Ao avistar o Abrigo do Açu, uma casa esverdeada com traços alpinos em sua arquitetura, tem-se um alívio. O abrigo tem dois pavimentos; no superior recebe trilheiros que levaram saco de dormir e isolante térmico para passar a noite, no piso inferior, próximo ao banheiro, oito camas beliches atendem aos montanhistas. O abrigo obedece aos rituais do Parque Nacional da Serra dos Órgãos, que tem Plano de Manejo e uma gestão que se alinha às diretrizes do Instituto Chico Mendes e ao Ministério do Meio Ambiente. Aqui os trilheiros e montanhistas dormem, tomam banho, se alimentam e partem. A casa é abastecida com energia solar e é administrada por dois ou três abrigueiros que se revezam em turnos de sete dias. O banho quente é cobrado à parte e as refeições podem ser preparadas ali. Todo lixo produzido deve ser levado embora. Ao lado do abrigo há uma área de camping para os mais corajosos.
Solidariedade e amizade
Aparentemente subir montanhas é um esporte individual que requer força física e condicionamento mental próprios para superar obstáculos e ultrapassar limites. No entanto, é importante destacar a fraternidade que se observa entre os trilheiros e montanhistas e no excepcional preparo da equipe da Carioca Adventure. “Os monitores da Carioca Adventure conseguiram nos motivar para seguir adiante. A companheira de jornada Amanda Espíndola me emprestou um bastão. Em uma queda perdi meu relógio e o John Carvalho, da Carioca Adventure, voltou montanha acima para encontrá-lo. Achou e me trouxe! Nota mil”, afirmou o publicitário Paulo Piratininga pela primeira vez na trilha.
Portal de Hércules
Evitamos ladeiras e lajedos que estariam lisos como quiabo”

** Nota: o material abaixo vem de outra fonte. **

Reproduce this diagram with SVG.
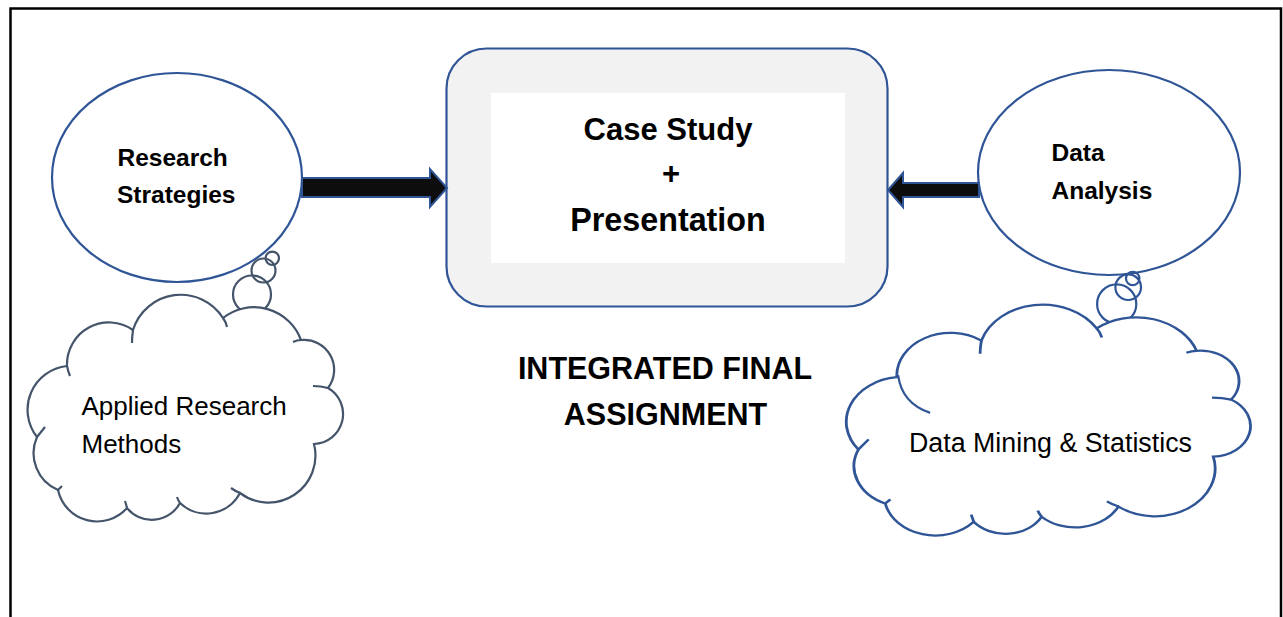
<svg xmlns="http://www.w3.org/2000/svg" xmlns:xlink="http://www.w3.org/1999/xlink" width="1283" height="617" viewBox="0 0 1283 617">
<style>
.frame{fill:none;stroke:#000;stroke-width:2.5}
.oval{fill:#fff;stroke:#2F5597;stroke-width:2.2}
.box{fill:#F2F2F2;stroke:#2F5597;stroke-width:2.2}
.inner{fill:#fff}
.arrow{fill:#0D0D0D;stroke:#2F5597;stroke-width:2}
.bub-gray{fill:none;stroke:#44546A;stroke-width:2.2}
.bub-blue{fill:none;stroke:#2F5597;stroke-width:2.2}
.cbody{fill:#fff;stroke-width:2.2;vector-effect:non-scaling-stroke}
.ctail{fill:none;stroke-width:2.2;vector-effect:non-scaling-stroke}
.b{font-family:"Liberation Sans",Arial,sans-serif;font-weight:bold;fill:#000}
.r{font-family:"Liberation Sans",Arial,sans-serif;fill:#000}
</style>
<defs>
<path id="cloudBody" d="M133,330 A50,50 0 0,1 223,318 A50,50 0 0,1 301,340 A30,30 0 0,1 328,388 A30,30 0 0,1 314,444 A47,47 0 0,1 240,493 A38,38 0 0,1 180,503 A32,32 0 0,1 127,508 A40,40 0 0,1 58,490 A40,40 0 0,1 37,437 A44,44 0 0,1 67,366 A42,42 0 0,1 133,330 Z"/>
<path id="cloudTails" d="M133,330 Q132,337 132,343 M223,318 Q226,322 227,327 M301,340 Q297,340 293,342 M328,388 Q321,386 313,386 M240,493 Q235,491 231,488 M180,503 Q178,500 177,497 M127,508 Q126,504 125,501 M58,490 Q60,488 62,486 M37,437 Q41,432 45,427"/>
</defs>
<path class="frame" d="M10.5,617 V8.5 H1281 V617"/>
<g id="research-strategies">
<ellipse class="oval" cx="177" cy="177.5" rx="125" ry="104.5"/>
<text class="b" font-size="24.5" x="117.5" y="166">Research</text>
<text class="b" font-size="24.5" x="117" y="203">Strategies</text>
</g>
<g id="case-study">
<rect class="box" x="446.5" y="48.5" width="441" height="258" rx="40" ry="40"/>
<rect class="inner" x="491" y="93" width="354" height="170"/>
<text class="b" font-size="31" x="668" y="140" text-anchor="middle">Case Study</text>
<text class="b" font-size="31" x="671" y="184" text-anchor="middle">+</text>
<text class="b" font-size="32.3" x="668" y="231" text-anchor="middle">Presentation</text>
</g>
<g id="data-analysis">
<ellipse class="oval" cx="1109" cy="172.5" rx="131" ry="102.5"/>
<text class="b" font-size="24.5" x="1051.5" y="161">Data</text>
<text class="b" font-size="24.5" x="1051.5" y="199">Analysis</text>
</g>
<g id="title">
<text class="b" font-size="30.5" x="665" y="379" text-anchor="middle">INTEGRATED FINAL</text>
<text class="b" font-size="30.5" x="665.5" y="425" text-anchor="middle">ASSIGNMENT</text>
</g>
<g id="applied-research-methods">
<circle class="bub-gray" cx="272.3" cy="258.3" r="6.7"/>
<circle class="bub-gray" cx="263.5" cy="270.5" r="12"/>
<circle class="bub-gray" cx="252" cy="294.5" r="19"/>
<use xlink:href="#cloudBody" href="#cloudBody" class="cbody" stroke="#44546A"/>
<use xlink:href="#cloudTails" href="#cloudTails" class="ctail" stroke="#44546A"/>
<path class="ctail" stroke="#44546A" d="M67,366 Q68,371 70,376"/>
<text class="r" font-size="26" x="81.5" y="415">Applied Research</text>
<text class="r" font-size="26" x="81.5" y="453">Methods</text>
</g>
<g id="data-mining-statistics">
<circle class="bub-blue" cx="1132.7" cy="278.5" r="6.7"/>
<circle class="bub-blue" cx="1128.2" cy="287.2" r="12.8"/>
<circle class="bub-blue" cx="1116.7" cy="304" r="19.6"/>
<g transform="matrix(1.28125 0 0 1.018 810.97 4.65)">
<use xlink:href="#cloudBody" href="#cloudBody" class="cbody" stroke="#2F5597"/>
<use xlink:href="#cloudTails" href="#cloudTails" class="ctail" stroke="#2F5597"/>
<path class="ctail" stroke="#2F5597" d="M68,364 Q71,392 93,401"/>
</g>
<text class="r" font-size="26.8" x="909" y="451.5">Data Mining &amp; Statistics</text>
</g>
<g id="connectors">
<polygon class="arrow" points="302,178 430,178 430,169 447,188 430,207 430,197 302,197"/>
<polygon class="arrow" points="979,183 903,183 903,173 888,190 903,207 903,197 979,197"/>
</g>
</svg>
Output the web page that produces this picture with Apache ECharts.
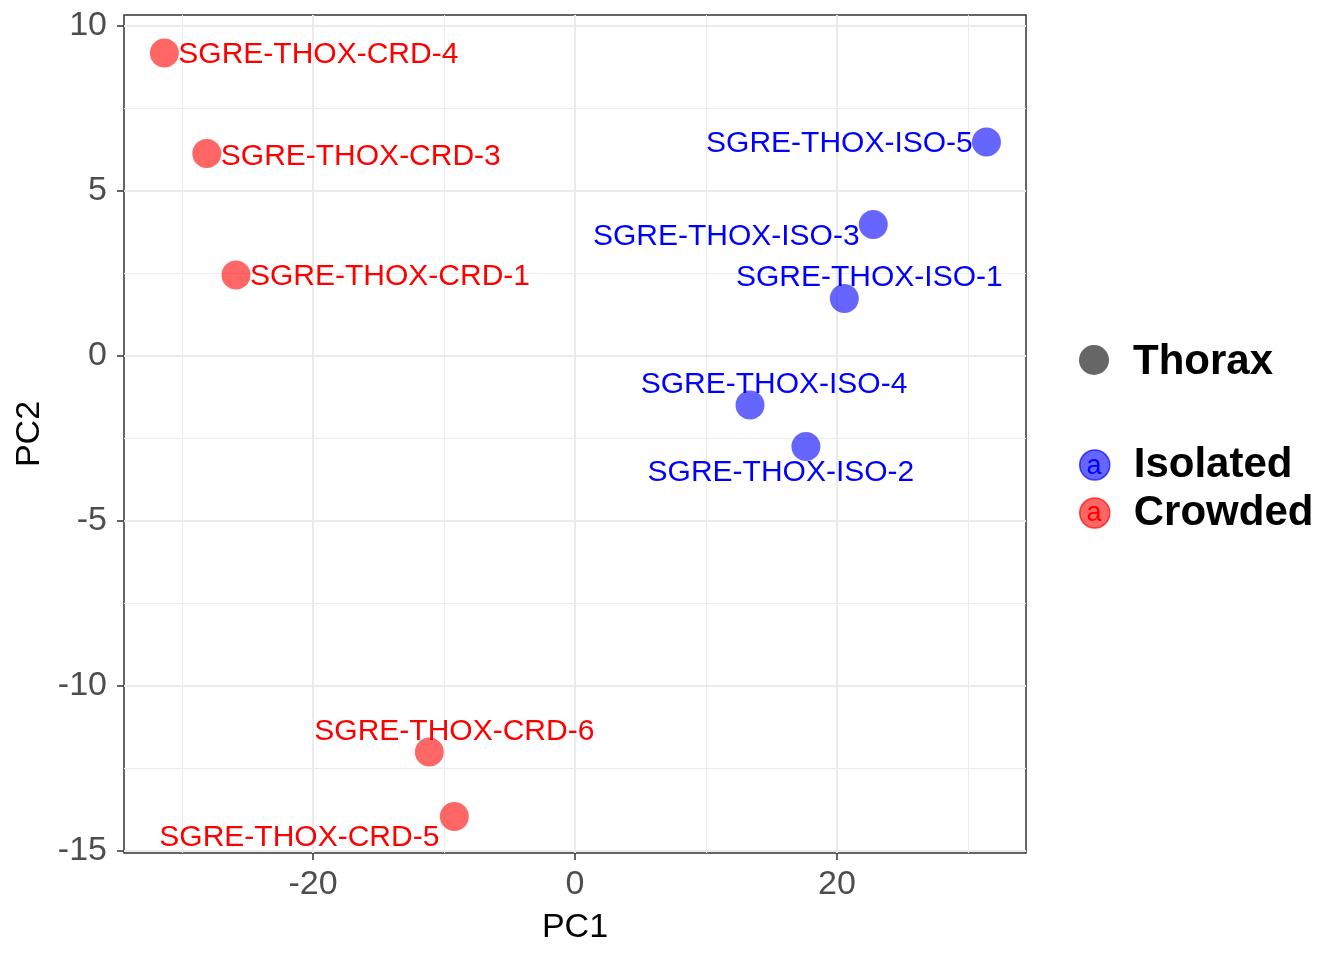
<!DOCTYPE html>
<html>
<head>
<meta charset="utf-8">
<title>PCA Thorax</title>
<script src="https://cdn.jsdelivr.net/npm/echarts@6/dist/echarts.min.js"></script>
<style>
  html, body { margin: 0; padding: 0; background: #fff; }
  #chart { width: 1344px; height: 960px; }
</style>
</head>
<body>
<div id="chart"></div>
<script>
// sample names and PC scores
var isoNames = ['SGRE-THOX-ISO-1', 'SGRE-THOX-ISO-2', 'SGRE-THOX-ISO-3', 'SGRE-THOX-ISO-4', 'SGRE-THOX-ISO-5'];
var isoPC1 = [20.56, 17.63, 22.77, 13.36, 31.41];
var isoPC2 = [1.74, -2.75, 3.98, -1.49, 6.48];

var crdNames = ['SGRE-THOX-CRD-1', 'SGRE-THOX-CRD-3', 'SGRE-THOX-CRD-4', 'SGRE-THOX-CRD-5', 'SGRE-THOX-CRD-6'];
var crdPC1 = [-25.88, -28.11, -31.35, -9.21, -11.12];
var crdPC2 = [2.45, 6.13, 9.18, -13.96, -12.01];

var xTicks = [-20, 0, 20];
var yTicks = [-15, -10, -5, 0, 5, 10];
var xMinor = [-30, -10, 10, 30];
var yMinor = [-12.5, -7.5, -2.5, 2.5, 7.5];

// label nudges (px), repel-like placement
var isoLabelOffset = [[25, -21], [-25, 26], [-147, 12], [24, -20], [-147, 2]];
var crdLabelOffset = [[154, 2], [154, 3], [154, 2], [-155, 21], [25, -20]];

var FONT = 'Liberation Sans, Arial, Helvetica, sans-serif';

function buildPoints(names, xs, ys, offsets, color) {
    return names.map(function (n, i) {
        return {
            name: n,
            value: [xs[i], ys[i]],
            label: { offset: offsets[i], color: color }
        };
    });
}

var minorLines = xMinor.map(function (v) { return { xAxis: v }; })
    .concat(yMinor.map(function (v) { return { yAxis: v }; }));

var chart = echarts.init(document.getElementById('chart'));

var legendX = 1094, thoraxY = 360, legendY0 = 464, legendStep = 47;

chart.setOption({
    animation: false,
    backgroundColor: '#fff',
    textStyle: { fontFamily: FONT },
    grid: {
        left: 124, right: 318, top: 15, bottom: 107,
        show: true, borderColor: '#333333', borderWidth: 1.5,
        backgroundColor: 'transparent'
    },
    xAxis: {
        type: 'value',
        min: -34.43, max: 34.43,
        name: 'PC1', nameLocation: 'middle', nameGap: 58,
        nameTextStyle: { fontSize: 34, color: '#000', fontFamily: FONT },
        axisLine: { show: false, onZero: false },
        axisTick: { show: true, length: 7, customValues: xTicks, lineStyle: { color: '#333', width: 1.5 } },
        axisLabel: { customValues: xTicks, fontSize: 34, color: '#4D4D4D', margin: 15, fontFamily: FONT },
        splitLine: { show: true, lineStyle: { color: '#EBEBEB', width: 2 } }
    },
    yAxis: {
        type: 'value',
        min: -15.07, max: 10.33,
        name: 'PC2', nameLocation: 'middle', nameGap: 77, nameRotate: 90,
        nameTextStyle: { fontSize: 34, color: '#000', fontFamily: FONT },
        axisLine: { show: false, onZero: false },
        axisTick: { show: true, length: 7, customValues: yTicks, lineStyle: { color: '#333', width: 1.5 } },
        axisLabel: { customValues: yTicks, fontSize: 34, color: '#4D4D4D', margin: 17, fontFamily: FONT },
        splitLine: { show: true, lineStyle: { color: '#EBEBEB', width: 2 } }
    },
    legend: {
        data: [
            { name: 'Isolated', itemStyle: { borderColor: 'rgba(0,0,255,0.7)', borderWidth: 1.5 } },
            { name: 'Crowded', itemStyle: { borderColor: 'rgba(255,0,0,0.7)', borderWidth: 1.5 } }
        ],
        orient: 'vertical',
        left: legendX - 15, top: legendY0 - 20,
        padding: 0,
        icon: 'circle',
        itemWidth: 30, itemHeight: 30,
        itemGap: 6,
        selectedMode: false,
        textStyle: {
            fontSize: 42, fontWeight: 'bold', color: '#000', fontFamily: FONT,
            padding: [3, 0, 0, 19]
        }
    },
    graphic: [
        { type: 'circle', shape: { cx: legendX, cy: thoraxY, r: 15 }, style: { fill: '#666666' } },
        {
            type: 'text', x: 1133, y: thoraxY + 2,
            style: { text: 'Thorax', font: 'bold 42px ' + FONT, fill: '#000', verticalAlign: 'middle' }
        },
        {
            type: 'text', x: legendX, y: legendY0 + 3, z: 100,
            style: { text: 'a', font: '27px ' + FONT, fill: '#0000FF', align: 'center', verticalAlign: 'middle' }
        },
        {
            type: 'text', x: legendX, y: legendY0 + legendStep + 3, z: 100,
            style: { text: 'a', font: '27px ' + FONT, fill: '#FF0000', align: 'center', verticalAlign: 'middle' }
        }
    ],
    series: [
        {
            name: 'grid-minor',
            type: 'scatter',
            data: [],
            z: 0,
            silent: true,
            markLine: {
                z: 0,
                silent: true,
                symbol: 'none',
                label: { show: false },
                lineStyle: { color: '#EBEBEB', width: 1, type: 'solid' },
                data: minorLines
            }
        },
        {
            name: 'Isolated',
            type: 'scatter',
            symbolSize: 29,
            z: 2,
            itemStyle: { color: 'rgba(0,0,255,0.6)', opacity: 1 },
            emphasis: { disabled: true },
            label: {
                show: true, position: 'inside', formatter: '{b}',
                fontSize: 30, fontFamily: FONT, align: 'center', verticalAlign: 'middle'
            },
            data: buildPoints(isoNames, isoPC1, isoPC2, isoLabelOffset, '#0000FF')
        },
        {
            name: 'Crowded',
            type: 'scatter',
            symbolSize: 29,
            z: 2,
            itemStyle: { color: 'rgba(255,0,0,0.6)', opacity: 1 },
            emphasis: { disabled: true },
            label: {
                show: true, position: 'inside', formatter: '{b}',
                fontSize: 30, fontFamily: FONT, align: 'center', verticalAlign: 'middle'
            },
            data: buildPoints(crdNames, crdPC1, crdPC2, crdLabelOffset, '#FF0000')
        }
    ]
});
</script>
</body>
</html>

O acesso ao Portal de Hércules não é oficialmente disponibilizado pela Parque Nacional Serra dos Órgãos, já que se trata de um desvio opcional de quem faz a travessia Petrópolis-Teresópolis, de três dias. A brecha de tempo bom que tivemos nestes dois dias de fevereiro foi providencial para se chegar lá. Evitamos ladeiras e lajedos que estariam lisos como quiabo.
A caminhada é de uma hora e meia e aos poucos o portal vai se abrindo aos sentidos. Surgem de baixo para cima, as pontas das formações mais conhecidas como o Dedo de Deus e o de Nossa Senhora…
“Coroa do Frade, Escalavrado, Dedo de Nossa Senhora, Dedo de Deus, Cabeça de Peixe, Santo Antonio, São João, Agulha do Diabo, São Pedro, Garrafão”, enumera uma a uma, de memória, as montanhas e picos, o líder da expedição, Sandro Tanaka.
O batuque no peito joga energia para as batatas da perna, para os músculos da coxa, para os ligamentos dos joelhos e dos tornozelos que suportam o corpo nessa caminhada diante do espetáculo. O corpo já não sente e a mente se ilumina diante do portal que se abre em deslumbramento.
Atrás desses cumes outras montanhas formam a serra do mar e a metade do Rio de Janeiro naquela manhã esplendorosa, véspera de carnaval. Antes das fotos e das selfies agradeço e me silencio. Se há um mérito em alcançar o portal ele não é meu. Me elevo sobre as nuvens e meu coração batuca como a bateria de uma escola de samba que vai ser campeã.